Source material –
◇ ◇ ◇ ◇ ◇
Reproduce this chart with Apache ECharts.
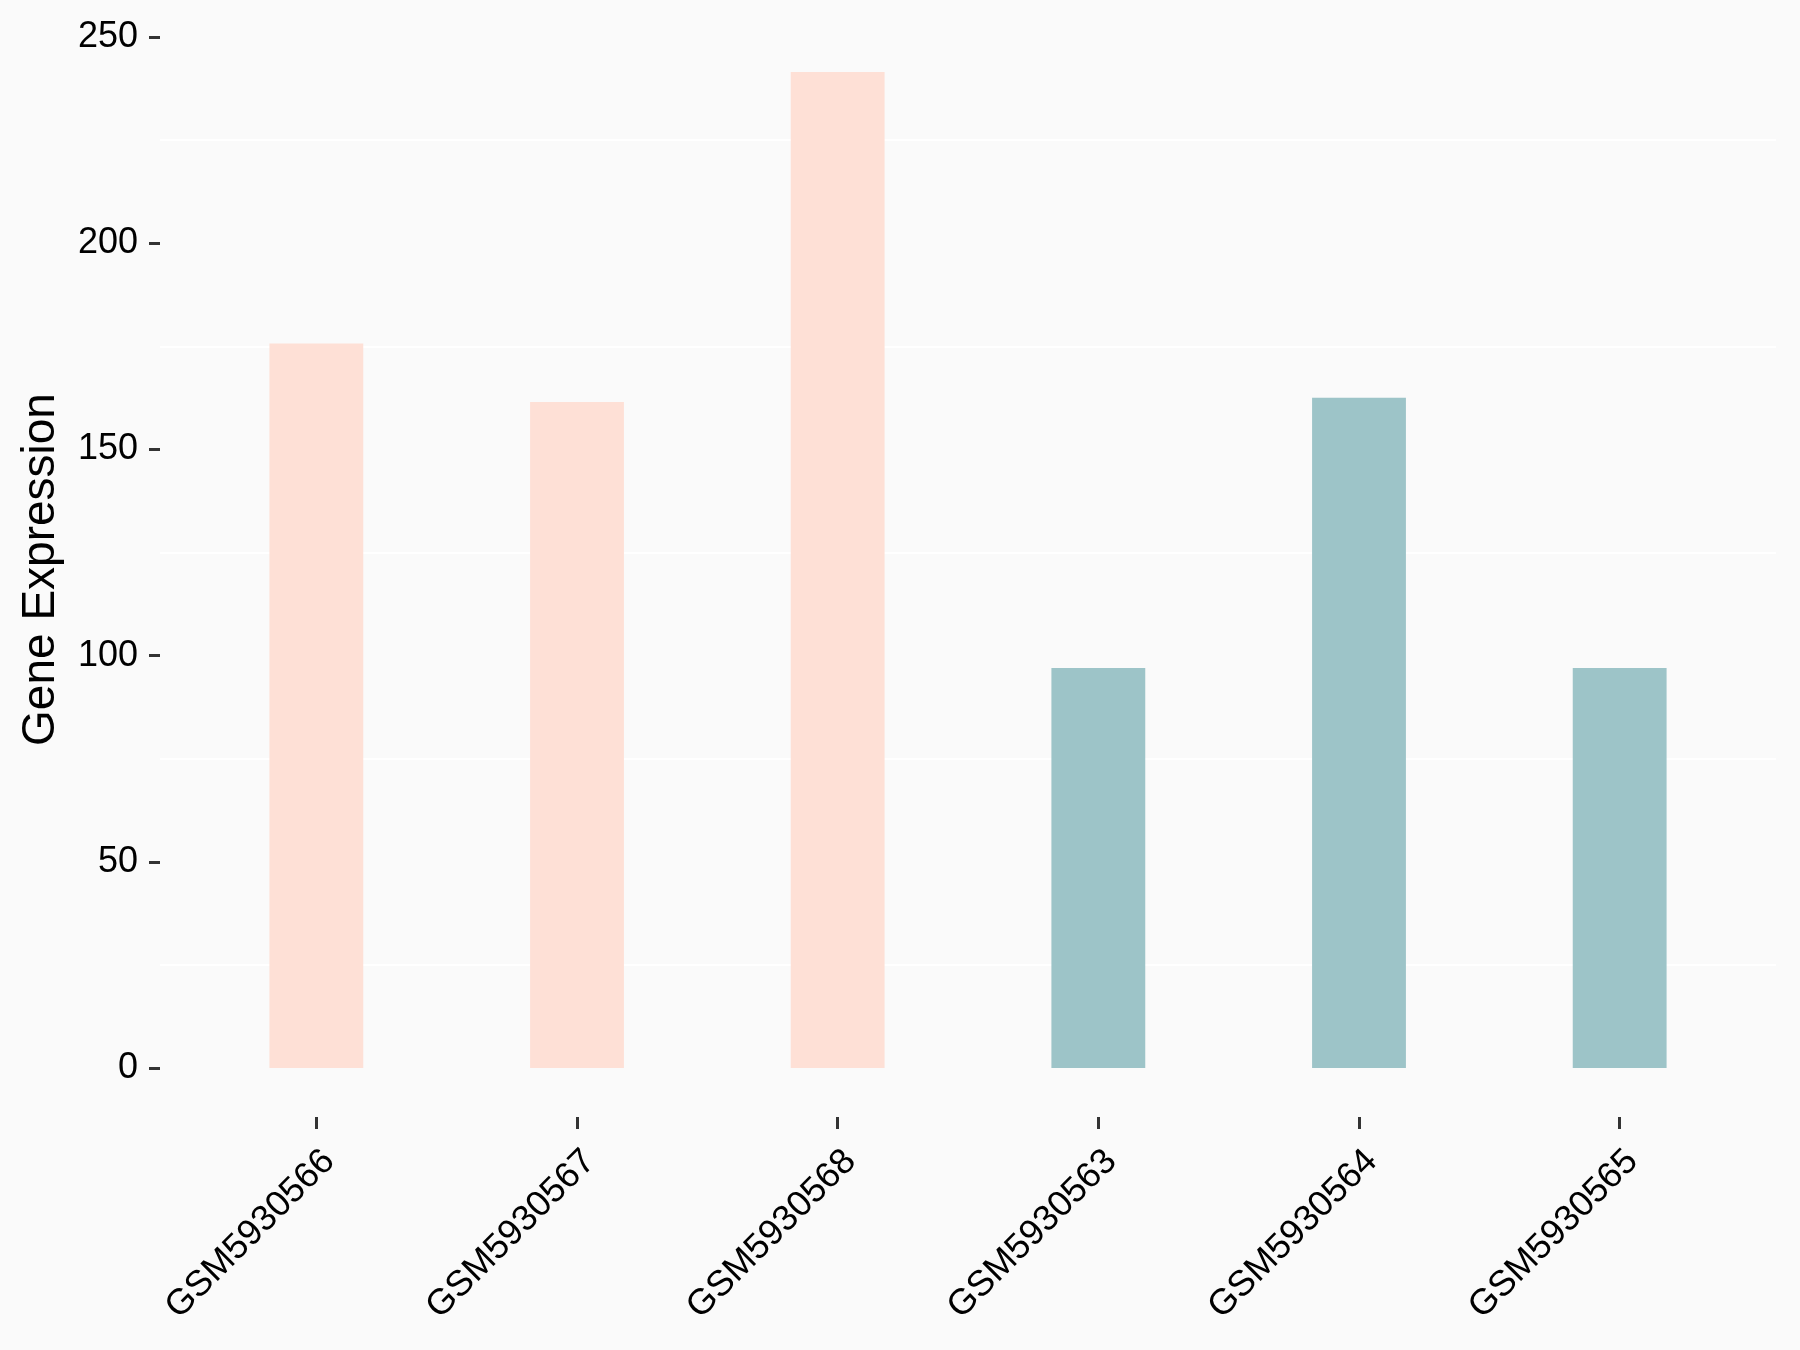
<!DOCTYPE html>
<html><head><meta charset="utf-8">
<script src="https://cdn.jsdelivr.net/npm/echarts@6/dist/echarts.min.js"></script>
<style>html,body{margin:0;padding:0;background:#FAFAFA}#c{width:1800px;height:1350px}</style>
</head><body><div id="c"></div>
<script>
const samples = ['GSM5930566','GSM5930567','GSM5930568','GSM5930563','GSM5930564','GSM5930565'];
const expression = [175.7, 161.5, 241.5, 97.0, 162.5, 97.0];
const groups = ['A','A','A','B','B','B'];
const yTicks = [0, 50, 100, 150, 200, 250];
const groupColors = {A: '#FEE0D6', B: '#9DC4C8'};

const FONT = "'Liberation Sans', Arial, sans-serif";
const yMin = yTicks[0], yMax = yTicks[yTicks.length - 1], yStep = yTicks[1] - yTicks[0];

// layout (pixels)
const TOP = 37, ZERO_Y = 1068, XAXIS_Y = 1117, H = 1350;
const pxPerUnit = (ZERO_Y - TOP) / (yMax - yMin);
const barAxisMin = yMax - (XAXIS_Y - TOP) / pxPerUnit;

const chart = echarts.init(document.getElementById('c'), null, {renderer: 'canvas'});
chart.setOption({
  backgroundColor: '#FAFAFA',
  animation: false,
  grid: [
    {left: 160, right: 24, top: TOP, bottom: H - ZERO_Y},
    {left: 186, right: 50, top: TOP, bottom: H - XAXIS_Y}
  ],
  xAxis: [
    {gridIndex: 0, type: 'value', show: false, min: 0, max: 1},
    {
      gridIndex: 1, type: 'category', data: samples, boundaryGap: true,
      axisLine: {show: false, onZero: false},
      axisTick: {show: true, alignWithLabel: true, length: 12, lineStyle: {color: '#333', width: 3}},
      axisLabel: {
        rotate: 45, interval: 0, margin: 26, fontSize: 36, color: '#000', fontFamily: FONT,
        align: 'right', verticalAlign: 'top'
      },
      splitLine: {show: false}
    }
  ],
  yAxis: [
    {
      gridIndex: 0, type: 'value', min: yMin, max: yMax, interval: yStep,
      name: 'Gene Expression', nameLocation: 'middle', nameRotate: 90, nameGap: 96,
      nameTextStyle: {fontSize: 46, color: '#000', fontFamily: FONT, padding: [0, 34, 0, 0]},
      axisLine: {show: false},
      axisTick: {show: true, length: 11, lineStyle: {color: '#333', width: 3}},
      axisLabel: {fontSize: 36, color: '#000', fontFamily: FONT, margin: 22},
      splitLine: {show: false},
      minorTick: {show: false, splitNumber: 2},
      minorSplitLine: {show: true, lineStyle: {color: '#FFFFFF', width: 2}}
    },
    {gridIndex: 1, type: 'value', min: barAxisMin, max: yMax, show: false, splitLine: {show: false}}
  ],
  series: [{
    type: 'bar', xAxisIndex: 1, yAxisIndex: 1, barWidth: '36%',
    data: expression.map((v, i) => ({value: v, itemStyle: {color: groupColors[groups[i]]}}))
  }]
});
</script></body></html>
◇ ◇ ◇ ◇ ◇
To be done –
From the first line of the material down to the line containing "const barAxisMin = yMax", inclusive, return each line exactly, skipping any picture.

Correct response –
Reproduce this chart with Apache ECharts.
<!DOCTYPE html>
<html><head><meta charset="utf-8">
<script src="https://cdn.jsdelivr.net/npm/echarts@6/dist/echarts.min.js"></script>
<style>html,body{margin:0;padding:0;background:#FAFAFA}#c{width:1800px;height:1350px}</style>
</head><body><div id="c"></div>
<script>
const samples = ['GSM5930566','GSM5930567','GSM5930568','GSM5930563','GSM5930564','GSM5930565'];
const expression = [175.7, 161.5, 241.5, 97.0, 162.5, 97.0];
const groups = ['A','A','A','B','B','B'];
const yTicks = [0, 50, 100, 150, 200, 250];
const groupColors = {A: '#FEE0D6', B: '#9DC4C8'};

const FONT = "'Liberation Sans', Arial, sans-serif";
const yMin = yTicks[0], yMax = yTicks[yTicks.length - 1], yStep = yTicks[1] - yTicks[0];

// layout (pixels)
const TOP = 37, ZERO_Y = 1068, XAXIS_Y = 1117, H = 1350;
const pxPerUnit = (ZERO_Y - TOP) / (yMax - yMin);
const barAxisMin = yMax - (XAXIS_Y - TOP) / pxPerUnit;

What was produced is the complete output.